Susanmarie Harrington: Education shouldn’t be a cookie cutter system, where we assume all students learn the same way and at the same speed. Universities have been increasingly moving toward student-centered, outcome-based learning environments, because it works. The job of school commissioners is to articulate the long-term vision for the school system and to work to provide the resources necessary for that vision to succeed. As an advocate of student-centered learning, both in my own teaching and in K-12, I’m excited about the prospects of personalized learning plans. The board’s role is to engage the community and set out direction for the district, and to gauge whether the district is accomplishing the vision.  The board sets parameters; school administrators implement curriculum and programs; teachers lead the day-to-day work, connecting with students.
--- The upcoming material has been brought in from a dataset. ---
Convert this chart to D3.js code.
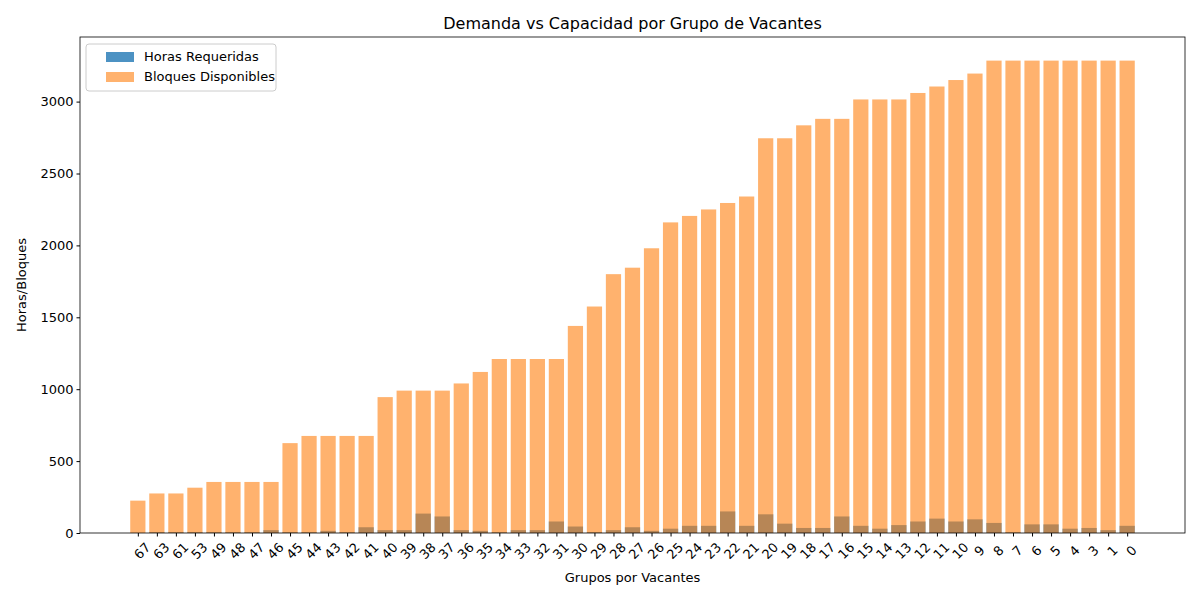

Helen Hossley: First of all, this is an unfunded state mandate that Vermont schools develop personal proficiency based learning plans for all our students. My job as a board member is to support the students, parents, guardians and staff as we implement this new mandate.

Anne Judson: The board’s first role is to read up on and understand what student-centered and proficiency-based learning are.  The second role is to support teachers in this form of learning. Based on Act 77, Vermont Schools must provide students with opportunities and flexible ways to demonstrate what they have learned.

Proficiency based learning is the foundation of this idea. This is where students move ahead after demonstrating they have learned the necessary skills to move to the next level. If I don’t understand addition, for example, I am not ready to move on to multiplication. I practiced student-centered learning in my graduate classes.  If a student’s annotated references, for example, were not substantial enough to create an outline for a research paper, I worked with the student to get there.  Once there, they took the next step. It wasn’t okay for me to say, “You should have learned this last year.” I saw my responsibility as a teacher to take the student from they were to the next step.

Kat Kleman: I believe all school commissioners need to familiarize themselves with some of the basic best practices in education. We are fortunate to have school leaders who are willing to educate us and to answer questions, but, of course, the best way to learn is to see the schools in action, whether through visiting during the school day or attending evening performances or just checking out the websites.  As for student-centered learning, I fully support the work toward personalized, proficiency-based learning. School should be fun, and it is never fun to be so far behind in a class that you can’t catch up, or to sit for hours listening to lectures about a subject that does not resonate with you or your career and life plans. If students hate school or a class, they’re not learning, no matter how good their grades are. That said, I also believe any class can be made relevant by finding the hook for individual students–that one point that makes them think twice about a question. And the more involved our students can be in their own learning and their own discoveries of who they are, the more we all grow and learn as a community.